TOKYO: Japan reaffirmed its decades-old pledge never to possess nuclear weapons on Friday after local media reported that a senior security official suggested the country should ​acquire them to deter potential aggressors.

The unnamed official said Japan needed nuclear weapons because of a worsening security environment but acknowledged that such a move would be politically difficult, public broadcaster NHK and other outlets reported, describing the official as being from Prime Minister Sanae Takaichi’s office.
At a regular press briefing in Tokyo, Chief Cabinet Secretary Minoru Kihara said Japan’s nuclear policy had ‌not changed, but declined ‌to comment on the remarks or ‌to ⁠say whether ​the ‌person would remain in government. There is a growing political and public willingness in Japan to loosen its three non-nuclear principles not to possess, develop or allow nuclear weapons, a Reuters investigation published in August found.
This is driven in part by doubts over the reliability of US security guarantees under President Donald Trump and growing threats from nuclear-armed ⁠China, Russia and North Korea.
Japan hosts the largest overseas concentration of US military forces ‌and has maintained a security alliance with Washington ‍for decades.

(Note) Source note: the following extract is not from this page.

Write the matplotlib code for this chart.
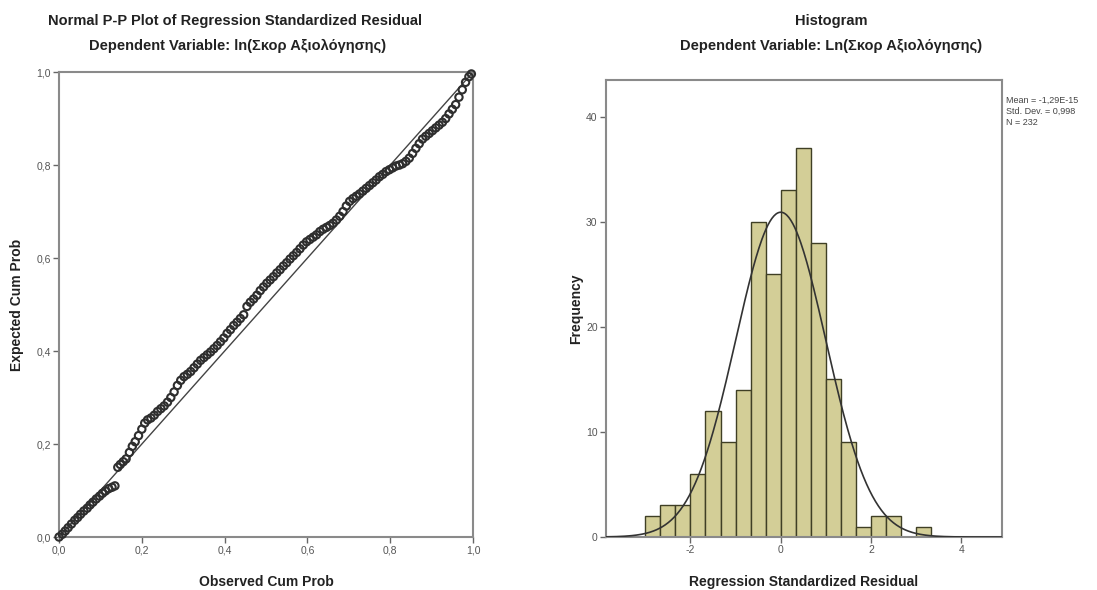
import numpy as np
import matplotlib.pyplot as plt

plt.rcParams['font.family'] = ['Liberation Sans', 'DejaVu Sans']
plt.rcParams['axes.unicode_minus'] = False

# P-P plot points
pp_obs = [0.000, 0.008, 0.015, 0.022, 0.030, 0.038, 0.045, 0.052, 0.060, 0.068,
          0.075, 0.082, 0.090, 0.098, 0.105, 0.112, 0.120, 0.128, 0.135, 0.142,
          0.148, 0.155, 0.162, 0.170, 0.177, 0.184, 0.192, 0.200, 0.207, 0.214,
          0.222, 0.230, 0.238, 0.246, 0.254, 0.262, 0.270, 0.278, 0.286, 0.294,
          0.302, 0.310, 0.318, 0.326, 0.334, 0.342, 0.350, 0.358, 0.366, 0.374,
          0.382, 0.390, 0.398, 0.406, 0.414, 0.422, 0.430, 0.438, 0.446, 0.454,
          0.462, 0.470, 0.478, 0.486, 0.494, 0.502, 0.510, 0.518, 0.526, 0.534,
          0.542, 0.550, 0.558, 0.566, 0.574, 0.582, 0.590, 0.598, 0.606, 0.614,
          0.622, 0.630, 0.638, 0.646, 0.654, 0.662, 0.670, 0.678, 0.686, 0.694,
          0.702, 0.710, 0.718, 0.726, 0.734, 0.742, 0.750, 0.758, 0.766, 0.774,
          0.782, 0.790, 0.798, 0.806, 0.814, 0.822, 0.830, 0.838, 0.846, 0.854,
          0.862, 0.870, 0.878, 0.886, 0.894, 0.902, 0.910, 0.918, 0.926, 0.934,
          0.942, 0.950, 0.958, 0.966, 0.974, 0.982, 0.990, 0.996]
pp_exp = [0.000, 0.006, 0.013, 0.020, 0.028, 0.036, 0.042, 0.049, 0.056, 0.062,
          0.069, 0.075, 0.082, 0.088, 0.094, 0.099, 0.104, 0.107, 0.110, 0.150,
          0.156, 0.162, 0.168, 0.182, 0.195, 0.205, 0.218, 0.232, 0.245, 0.252,
          0.256, 0.262, 0.270, 0.276, 0.282, 0.290, 0.300, 0.312, 0.326, 0.337,
          0.345, 0.350, 0.356, 0.364, 0.372, 0.380, 0.386, 0.392, 0.398, 0.405,
          0.412, 0.420, 0.428, 0.438, 0.446, 0.455, 0.462, 0.470, 0.478, 0.496,
          0.505, 0.512, 0.520, 0.530, 0.538, 0.546, 0.553, 0.560, 0.568, 0.575,
          0.583, 0.590, 0.598, 0.605, 0.612, 0.620, 0.628, 0.635, 0.640, 0.645,
          0.650, 0.657, 0.662, 0.666, 0.670, 0.675, 0.682, 0.690, 0.700, 0.712,
          0.722, 0.728, 0.733, 0.738, 0.744, 0.750, 0.756, 0.762, 0.768, 0.775,
          0.780, 0.786, 0.790, 0.794, 0.798, 0.800, 0.803, 0.808, 0.815, 0.825,
          0.836, 0.846, 0.856, 0.862, 0.868, 0.874, 0.880, 0.886, 0.892, 0.900,
          0.910, 0.920, 0.930, 0.946, 0.962, 0.978, 0.990, 0.996]

# histogram: bin edges (width 1/3) and counts
bin_left = [-3.0, -8/3, -7/3, -2.0, -5/3, -4/3, -1.0, -2/3, -1/3, 0.0,
            1/3, 2/3, 1.0, 4/3, 5/3, 2.0, 7/3, 8/3, 3.0]
counts = [2, 3, 3, 6, 12, 9, 14, 30, 25, 33, 37, 28, 15, 9, 1, 2, 2, 0, 1]
bin_w = 1/3
res_mean = -1.29e-15
res_sd = 0.998
res_n = 232

tick_col = '#555555'
spine_col = '#8a8a8a'

fig = plt.figure(figsize=(10.97, 5.90), dpi=100)

# ---- P-P plot ----
ax1 = fig.add_axes([0.0538, 0.0898, 0.3774, 0.788])
ax1.plot([0, 1], [0, 1], color='#444444', lw=1.0, zorder=2)
ax1.scatter(pp_obs, pp_exp, s=28, facecolors='none', edgecolors='#2e2e2e',
            linewidths=1.5, zorder=3, clip_on=False)
ax1.set_xlim(0, 1)
ax1.set_ylim(0, 1)
pticks = [0.0, 0.2, 0.4, 0.6, 0.8, 1.0]
ax1.set_xticks(pticks)
ax1.set_yticks(pticks)
ax1.set_xticklabels([f'{t:.1f}'.replace('.', ',') for t in pticks])
ax1.set_yticklabels([f'{t:.1f}'.replace('.', ',') for t in pticks])
ax1.set_xlabel('Observed Cum Prob', fontsize=10, fontweight='bold', color='#222222', labelpad=14)
ax1.set_ylabel('Expected Cum Prob', fontsize=10, fontweight='bold', color='#222222', labelpad=9)

# ---- histogram ----
ax2 = fig.add_axes([0.5524, 0.0898, 0.361, 0.7746])
ax2.bar(bin_left, counts, width=bin_w, align='edge', color='#d3ce97',
        edgecolor='#3f3f25', linewidth=1.0, zorder=2)
xs = np.linspace(-3.9, 4.9, 400)
curve = res_n * bin_w / (res_sd * np.sqrt(2 * np.pi)) * np.exp(-0.5 * ((xs - res_mean) / res_sd) ** 2)
ax2.plot(xs, curve, color='#333333', lw=1.2, zorder=3)
ax2.set_xlim(-3.87, 4.90)
ax2.set_ylim(0, 43.5)
ax2.set_xticks([-2, 0, 2, 4])
ax2.set_yticks([0, 10, 20, 30, 40])
ax2.set_xlabel('Regression Standardized Residual', fontsize=10, fontweight='bold', color='#222222', labelpad=14)
ax2.set_ylabel('Frequency', fontsize=10, fontweight='bold', color='#222222')
ax2.yaxis.set_label_coords(-0.058, 0.5)

for ax in (ax1, ax2):
    for sp in ax.spines.values():
        sp.set_color(spine_col)
        sp.set_linewidth(1.5)
    ax.tick_params(direction='out', length=4, width=1, color='#666666',
                   labelsize=7.5, labelcolor=tick_col, pad=2)

fig.text(0.214, 0.965, 'Normal P-P Plot of Regression Standardized Residual',
         ha='center', va='center', fontsize=10.5, fontweight='bold', color='#222222')
fig.text(0.217, 0.922, 'Dependent Variable: ln(Σκορ Αξιολόγησης)',
         ha='center', va='center', fontsize=10.5, fontweight='bold', color='#222222')
fig.text(0.758, 0.965, 'Histogram',
         ha='center', va='center', fontsize=10.5, fontweight='bold', color='#222222')
fig.text(0.758, 0.922, 'Dependent Variable: Ln(Σκορ Αξιολόγησης)',
         ha='center', va='center', fontsize=10.5, fontweight='bold', color='#222222')

sd_txt = f'{res_sd:.3f}'.replace('.', ',')
fig.text(0.917, 0.838, f'Mean = -1,29E-15\nStd. Dev. = {sd_txt}\nN = {res_n}',
         ha='left', va='top', fontsize=6.5, color='#444444', linespacing=1.35)

fig.savefig('out.png', dpi=100)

Some lawmakers within Takaichi’s ‍ruling Liberal Democratic Party have said the United States should ‍be allowed to bring nuclear weapons into Japan on submarines or other platforms to reinforce deterrence. Takaichi last month stirred debate on her own stance by declining to say whether there would be any changes to the ​three principles when her administration formulates a new defense strategy next year.
“Putting these trial balloons out creates an opportunity ⁠to start to build consensus around the direction to move on changes in security policy,” said Stephen Nagy, professor at the department of politics and international studies at the International Christian University in Tokyo.
Beijing’s assertiveness and growing missile cooperation between Moscow and Pyongyang are “creating the momentum to really change Japan’s thinking about security,” he added.
Discussions about acquiring or hosting nuclear weapons are highly sensitive in the only country to have suffered atomic bombings, and risk unsettling neighboring countries, including China.
Ties between Tokyo and Beijing worsened last month after Takaichi said a ‌Chinese attack on Taiwan that also threatened Japan could constitute a “survival-threatening situation” and trigger a military response.